### Working data

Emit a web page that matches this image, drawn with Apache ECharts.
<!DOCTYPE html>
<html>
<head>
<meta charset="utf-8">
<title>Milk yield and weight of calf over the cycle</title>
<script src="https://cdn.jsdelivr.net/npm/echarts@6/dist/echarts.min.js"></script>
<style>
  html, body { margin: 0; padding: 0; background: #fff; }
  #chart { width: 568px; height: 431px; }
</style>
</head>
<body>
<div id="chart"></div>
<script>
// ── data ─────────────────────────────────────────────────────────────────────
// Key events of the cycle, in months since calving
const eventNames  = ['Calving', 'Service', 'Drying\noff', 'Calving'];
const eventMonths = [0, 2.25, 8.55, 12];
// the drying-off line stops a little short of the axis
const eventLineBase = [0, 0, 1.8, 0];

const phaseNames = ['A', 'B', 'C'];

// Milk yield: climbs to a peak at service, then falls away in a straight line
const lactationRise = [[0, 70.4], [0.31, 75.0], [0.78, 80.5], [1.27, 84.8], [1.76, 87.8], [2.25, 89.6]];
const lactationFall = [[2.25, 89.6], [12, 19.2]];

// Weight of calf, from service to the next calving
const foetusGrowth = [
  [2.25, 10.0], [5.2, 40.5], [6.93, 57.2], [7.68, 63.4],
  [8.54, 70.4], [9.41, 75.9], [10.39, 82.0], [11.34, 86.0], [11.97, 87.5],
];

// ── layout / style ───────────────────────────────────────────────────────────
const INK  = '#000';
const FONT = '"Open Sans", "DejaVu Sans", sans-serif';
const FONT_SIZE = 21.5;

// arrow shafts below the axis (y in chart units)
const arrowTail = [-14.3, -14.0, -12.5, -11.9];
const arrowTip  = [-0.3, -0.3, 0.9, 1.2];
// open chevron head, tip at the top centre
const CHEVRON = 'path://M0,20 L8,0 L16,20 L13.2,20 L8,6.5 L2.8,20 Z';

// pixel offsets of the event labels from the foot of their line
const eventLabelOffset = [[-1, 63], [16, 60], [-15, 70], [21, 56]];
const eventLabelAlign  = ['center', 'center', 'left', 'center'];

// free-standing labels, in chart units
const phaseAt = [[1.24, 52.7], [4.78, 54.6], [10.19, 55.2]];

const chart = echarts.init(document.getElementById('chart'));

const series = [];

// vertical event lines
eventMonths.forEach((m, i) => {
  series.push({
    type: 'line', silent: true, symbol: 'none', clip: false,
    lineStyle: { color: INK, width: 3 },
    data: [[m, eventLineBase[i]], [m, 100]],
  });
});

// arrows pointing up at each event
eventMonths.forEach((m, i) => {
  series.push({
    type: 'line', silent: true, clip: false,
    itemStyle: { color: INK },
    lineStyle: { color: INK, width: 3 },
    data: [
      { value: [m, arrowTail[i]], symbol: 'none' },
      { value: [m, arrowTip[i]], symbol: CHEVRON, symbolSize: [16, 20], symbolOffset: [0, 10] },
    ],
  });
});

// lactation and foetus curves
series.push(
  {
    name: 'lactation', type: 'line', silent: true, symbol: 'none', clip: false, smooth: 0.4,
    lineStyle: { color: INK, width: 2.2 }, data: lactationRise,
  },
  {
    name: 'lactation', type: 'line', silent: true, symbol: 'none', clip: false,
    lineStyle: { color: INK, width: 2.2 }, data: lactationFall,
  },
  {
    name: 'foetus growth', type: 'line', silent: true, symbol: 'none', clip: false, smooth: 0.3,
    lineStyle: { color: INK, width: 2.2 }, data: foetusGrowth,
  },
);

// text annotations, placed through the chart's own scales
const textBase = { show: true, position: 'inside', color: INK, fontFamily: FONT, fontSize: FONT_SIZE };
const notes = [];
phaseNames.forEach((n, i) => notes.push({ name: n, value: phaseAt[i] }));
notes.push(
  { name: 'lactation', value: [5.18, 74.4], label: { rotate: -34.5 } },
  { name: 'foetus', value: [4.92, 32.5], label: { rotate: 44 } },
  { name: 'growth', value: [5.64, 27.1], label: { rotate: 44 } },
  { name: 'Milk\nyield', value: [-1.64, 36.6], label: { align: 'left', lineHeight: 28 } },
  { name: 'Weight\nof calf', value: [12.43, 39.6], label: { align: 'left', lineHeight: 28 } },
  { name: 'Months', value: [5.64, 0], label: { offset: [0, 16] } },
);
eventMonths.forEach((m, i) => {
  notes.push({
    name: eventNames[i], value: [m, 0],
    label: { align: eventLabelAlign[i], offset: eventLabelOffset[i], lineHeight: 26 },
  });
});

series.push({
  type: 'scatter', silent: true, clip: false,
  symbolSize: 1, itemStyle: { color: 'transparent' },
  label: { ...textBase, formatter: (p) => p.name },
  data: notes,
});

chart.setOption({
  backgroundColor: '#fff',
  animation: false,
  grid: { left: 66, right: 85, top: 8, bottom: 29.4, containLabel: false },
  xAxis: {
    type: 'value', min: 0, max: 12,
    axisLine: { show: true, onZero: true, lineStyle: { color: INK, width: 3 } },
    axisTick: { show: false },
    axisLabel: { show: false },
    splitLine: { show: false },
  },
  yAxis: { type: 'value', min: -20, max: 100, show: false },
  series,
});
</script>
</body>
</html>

######
### Working data

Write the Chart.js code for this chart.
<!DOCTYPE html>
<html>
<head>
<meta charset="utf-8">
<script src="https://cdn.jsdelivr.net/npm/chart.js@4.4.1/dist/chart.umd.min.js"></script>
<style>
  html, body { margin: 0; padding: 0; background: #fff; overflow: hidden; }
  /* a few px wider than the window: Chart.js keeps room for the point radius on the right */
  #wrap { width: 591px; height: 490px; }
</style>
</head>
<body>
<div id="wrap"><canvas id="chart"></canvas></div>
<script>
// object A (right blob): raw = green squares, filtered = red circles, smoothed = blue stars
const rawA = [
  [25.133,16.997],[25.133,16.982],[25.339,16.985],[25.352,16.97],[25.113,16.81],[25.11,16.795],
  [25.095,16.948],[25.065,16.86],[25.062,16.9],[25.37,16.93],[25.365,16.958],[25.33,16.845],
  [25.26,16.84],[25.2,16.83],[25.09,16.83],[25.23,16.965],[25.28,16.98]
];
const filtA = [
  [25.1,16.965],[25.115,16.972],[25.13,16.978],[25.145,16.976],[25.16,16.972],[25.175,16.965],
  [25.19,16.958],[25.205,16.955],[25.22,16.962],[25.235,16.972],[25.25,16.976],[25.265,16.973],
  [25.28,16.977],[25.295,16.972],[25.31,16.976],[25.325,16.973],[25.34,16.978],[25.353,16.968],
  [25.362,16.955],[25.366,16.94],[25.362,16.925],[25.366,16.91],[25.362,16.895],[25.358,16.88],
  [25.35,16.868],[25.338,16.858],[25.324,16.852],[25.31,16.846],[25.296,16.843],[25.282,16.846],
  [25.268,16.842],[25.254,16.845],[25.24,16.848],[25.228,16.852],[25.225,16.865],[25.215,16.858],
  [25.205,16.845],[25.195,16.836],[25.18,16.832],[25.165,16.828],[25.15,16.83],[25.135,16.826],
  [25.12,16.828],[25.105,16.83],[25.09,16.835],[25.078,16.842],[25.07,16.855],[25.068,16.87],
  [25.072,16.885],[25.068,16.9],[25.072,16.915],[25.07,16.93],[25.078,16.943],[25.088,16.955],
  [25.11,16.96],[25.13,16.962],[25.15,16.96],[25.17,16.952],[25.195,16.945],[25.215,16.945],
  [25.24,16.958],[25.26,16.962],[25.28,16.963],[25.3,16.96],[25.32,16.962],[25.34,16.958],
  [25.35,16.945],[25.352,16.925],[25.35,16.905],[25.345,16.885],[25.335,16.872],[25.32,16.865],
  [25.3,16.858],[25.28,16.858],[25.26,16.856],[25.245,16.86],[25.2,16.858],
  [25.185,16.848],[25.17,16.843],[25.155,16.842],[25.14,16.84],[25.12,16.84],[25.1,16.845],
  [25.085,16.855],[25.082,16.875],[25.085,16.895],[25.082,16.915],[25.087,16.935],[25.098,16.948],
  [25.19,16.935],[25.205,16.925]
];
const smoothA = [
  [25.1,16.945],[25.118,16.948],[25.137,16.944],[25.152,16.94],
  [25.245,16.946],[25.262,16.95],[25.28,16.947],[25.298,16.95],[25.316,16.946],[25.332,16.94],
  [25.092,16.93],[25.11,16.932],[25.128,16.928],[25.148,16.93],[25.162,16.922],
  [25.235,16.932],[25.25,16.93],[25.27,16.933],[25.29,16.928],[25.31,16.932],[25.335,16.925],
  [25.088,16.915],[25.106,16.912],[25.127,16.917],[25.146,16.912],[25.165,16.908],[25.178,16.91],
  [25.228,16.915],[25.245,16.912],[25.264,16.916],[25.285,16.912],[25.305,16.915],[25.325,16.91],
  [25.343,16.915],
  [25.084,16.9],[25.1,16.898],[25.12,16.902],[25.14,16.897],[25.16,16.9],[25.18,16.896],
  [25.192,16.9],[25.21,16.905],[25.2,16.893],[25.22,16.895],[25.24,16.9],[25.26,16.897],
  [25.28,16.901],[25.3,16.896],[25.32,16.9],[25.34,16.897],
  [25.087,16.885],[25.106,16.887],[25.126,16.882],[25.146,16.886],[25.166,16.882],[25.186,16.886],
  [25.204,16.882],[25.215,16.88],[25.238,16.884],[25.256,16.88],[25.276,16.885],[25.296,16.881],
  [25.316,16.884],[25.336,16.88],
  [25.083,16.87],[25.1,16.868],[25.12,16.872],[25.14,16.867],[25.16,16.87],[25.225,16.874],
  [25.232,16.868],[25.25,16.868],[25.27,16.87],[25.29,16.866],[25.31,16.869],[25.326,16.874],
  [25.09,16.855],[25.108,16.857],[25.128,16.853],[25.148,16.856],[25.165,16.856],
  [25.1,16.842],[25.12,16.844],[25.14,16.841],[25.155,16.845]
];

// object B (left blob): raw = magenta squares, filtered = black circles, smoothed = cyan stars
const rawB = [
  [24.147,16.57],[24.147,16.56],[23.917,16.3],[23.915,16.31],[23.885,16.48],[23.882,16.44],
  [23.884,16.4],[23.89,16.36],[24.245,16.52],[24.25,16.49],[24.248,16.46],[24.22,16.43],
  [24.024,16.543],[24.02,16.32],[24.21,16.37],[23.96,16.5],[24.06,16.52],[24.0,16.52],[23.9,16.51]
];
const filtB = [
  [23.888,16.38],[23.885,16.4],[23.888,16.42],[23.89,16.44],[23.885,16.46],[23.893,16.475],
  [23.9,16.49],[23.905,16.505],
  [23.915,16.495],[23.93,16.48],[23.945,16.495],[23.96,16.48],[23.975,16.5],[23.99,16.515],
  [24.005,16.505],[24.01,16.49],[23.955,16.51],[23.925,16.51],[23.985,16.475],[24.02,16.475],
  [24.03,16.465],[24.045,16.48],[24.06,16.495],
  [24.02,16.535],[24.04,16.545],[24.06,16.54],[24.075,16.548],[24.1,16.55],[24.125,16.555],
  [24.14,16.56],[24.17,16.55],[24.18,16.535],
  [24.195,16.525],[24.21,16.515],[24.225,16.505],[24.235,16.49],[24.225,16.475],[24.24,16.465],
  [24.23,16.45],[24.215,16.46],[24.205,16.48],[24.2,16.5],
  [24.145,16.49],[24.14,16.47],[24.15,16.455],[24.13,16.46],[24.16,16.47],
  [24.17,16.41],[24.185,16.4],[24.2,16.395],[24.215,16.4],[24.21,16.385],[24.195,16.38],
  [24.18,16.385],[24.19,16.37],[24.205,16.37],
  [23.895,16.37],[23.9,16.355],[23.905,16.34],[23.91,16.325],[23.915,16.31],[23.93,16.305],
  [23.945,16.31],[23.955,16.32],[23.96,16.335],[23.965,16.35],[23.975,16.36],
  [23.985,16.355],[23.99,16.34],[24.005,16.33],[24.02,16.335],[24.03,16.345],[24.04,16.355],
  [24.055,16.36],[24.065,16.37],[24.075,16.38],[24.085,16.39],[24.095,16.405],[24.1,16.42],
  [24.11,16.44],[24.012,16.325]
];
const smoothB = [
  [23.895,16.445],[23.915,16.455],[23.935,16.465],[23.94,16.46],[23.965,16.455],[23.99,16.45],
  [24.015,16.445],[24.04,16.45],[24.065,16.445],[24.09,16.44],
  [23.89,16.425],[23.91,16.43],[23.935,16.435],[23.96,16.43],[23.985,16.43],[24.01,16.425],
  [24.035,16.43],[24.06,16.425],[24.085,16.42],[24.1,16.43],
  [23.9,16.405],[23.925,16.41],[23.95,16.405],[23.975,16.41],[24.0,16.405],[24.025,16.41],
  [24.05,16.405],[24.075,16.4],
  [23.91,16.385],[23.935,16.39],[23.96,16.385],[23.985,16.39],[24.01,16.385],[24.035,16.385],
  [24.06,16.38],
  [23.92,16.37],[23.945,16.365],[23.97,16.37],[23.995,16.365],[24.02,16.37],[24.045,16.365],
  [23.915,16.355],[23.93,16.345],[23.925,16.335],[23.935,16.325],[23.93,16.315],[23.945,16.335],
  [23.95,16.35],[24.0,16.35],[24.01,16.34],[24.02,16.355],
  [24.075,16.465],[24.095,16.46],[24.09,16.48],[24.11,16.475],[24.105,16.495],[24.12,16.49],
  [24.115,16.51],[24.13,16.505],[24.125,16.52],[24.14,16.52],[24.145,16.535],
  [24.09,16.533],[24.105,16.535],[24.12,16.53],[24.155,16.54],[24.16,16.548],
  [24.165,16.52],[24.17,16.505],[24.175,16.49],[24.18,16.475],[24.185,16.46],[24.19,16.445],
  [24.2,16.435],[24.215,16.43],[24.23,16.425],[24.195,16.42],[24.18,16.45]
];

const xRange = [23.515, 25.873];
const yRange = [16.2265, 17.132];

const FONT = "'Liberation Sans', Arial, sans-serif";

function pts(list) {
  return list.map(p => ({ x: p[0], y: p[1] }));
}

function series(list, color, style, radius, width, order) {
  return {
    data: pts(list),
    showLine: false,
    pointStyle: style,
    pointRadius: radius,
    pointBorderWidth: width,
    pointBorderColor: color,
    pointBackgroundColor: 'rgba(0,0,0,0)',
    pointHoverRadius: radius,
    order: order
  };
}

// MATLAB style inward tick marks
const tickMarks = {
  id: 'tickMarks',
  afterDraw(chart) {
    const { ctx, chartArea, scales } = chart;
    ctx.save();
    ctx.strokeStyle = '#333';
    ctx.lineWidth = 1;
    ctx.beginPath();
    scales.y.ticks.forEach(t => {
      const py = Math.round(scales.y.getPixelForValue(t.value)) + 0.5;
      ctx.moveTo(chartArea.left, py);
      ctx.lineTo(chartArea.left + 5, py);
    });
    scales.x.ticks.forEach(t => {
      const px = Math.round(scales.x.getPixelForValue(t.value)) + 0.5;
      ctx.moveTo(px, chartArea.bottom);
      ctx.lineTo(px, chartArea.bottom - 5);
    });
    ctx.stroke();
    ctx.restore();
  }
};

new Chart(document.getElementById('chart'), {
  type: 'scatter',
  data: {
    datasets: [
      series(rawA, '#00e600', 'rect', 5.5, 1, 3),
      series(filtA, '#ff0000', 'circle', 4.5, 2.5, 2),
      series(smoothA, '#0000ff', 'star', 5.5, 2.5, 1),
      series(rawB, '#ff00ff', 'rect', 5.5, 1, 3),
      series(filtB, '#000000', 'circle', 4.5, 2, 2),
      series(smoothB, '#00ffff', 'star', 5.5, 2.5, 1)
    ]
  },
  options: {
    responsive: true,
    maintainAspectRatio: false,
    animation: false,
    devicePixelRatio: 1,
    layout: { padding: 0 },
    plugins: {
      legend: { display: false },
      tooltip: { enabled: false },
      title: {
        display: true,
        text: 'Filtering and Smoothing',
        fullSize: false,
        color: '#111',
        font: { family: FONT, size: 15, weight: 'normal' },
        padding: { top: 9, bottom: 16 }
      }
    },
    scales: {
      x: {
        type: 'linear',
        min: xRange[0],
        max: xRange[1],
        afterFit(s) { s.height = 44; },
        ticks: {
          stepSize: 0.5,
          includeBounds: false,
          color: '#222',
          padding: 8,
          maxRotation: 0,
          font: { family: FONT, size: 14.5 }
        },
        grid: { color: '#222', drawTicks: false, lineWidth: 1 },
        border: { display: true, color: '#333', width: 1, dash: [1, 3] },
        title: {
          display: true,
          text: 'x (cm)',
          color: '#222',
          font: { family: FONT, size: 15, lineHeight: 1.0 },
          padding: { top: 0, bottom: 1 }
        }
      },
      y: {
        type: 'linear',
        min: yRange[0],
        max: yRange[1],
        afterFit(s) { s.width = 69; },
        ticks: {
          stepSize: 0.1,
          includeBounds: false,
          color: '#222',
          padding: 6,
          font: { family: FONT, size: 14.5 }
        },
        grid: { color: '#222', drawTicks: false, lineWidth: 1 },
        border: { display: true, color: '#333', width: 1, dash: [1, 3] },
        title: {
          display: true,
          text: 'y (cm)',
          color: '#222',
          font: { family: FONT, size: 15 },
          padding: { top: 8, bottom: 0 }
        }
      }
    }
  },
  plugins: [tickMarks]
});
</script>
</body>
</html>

######

Work to be completed: From the records above, extract exactly and only the lines that begin at the line with "Emit a web page" and stop after the line with "const phaseNames = ['A', 'B', 'C'];".

Written response:
Emit a web page that matches this image, drawn with Apache ECharts.
<!DOCTYPE html>
<html>
<head>
<meta charset="utf-8">
<title>Milk yield and weight of calf over the cycle</title>
<script src="https://cdn.jsdelivr.net/npm/echarts@6/dist/echarts.min.js"></script>
<style>
  html, body { margin: 0; padding: 0; background: #fff; }
  #chart { width: 568px; height: 431px; }
</style>
</head>
<body>
<div id="chart"></div>
<script>
// ── data ─────────────────────────────────────────────────────────────────────
// Key events of the cycle, in months since calving
const eventNames  = ['Calving', 'Service', 'Drying\noff', 'Calving'];
const eventMonths = [0, 2.25, 8.55, 12];
// the drying-off line stops a little short of the axis
const eventLineBase = [0, 0, 1.8, 0];

const phaseNames = ['A', 'B', 'C'];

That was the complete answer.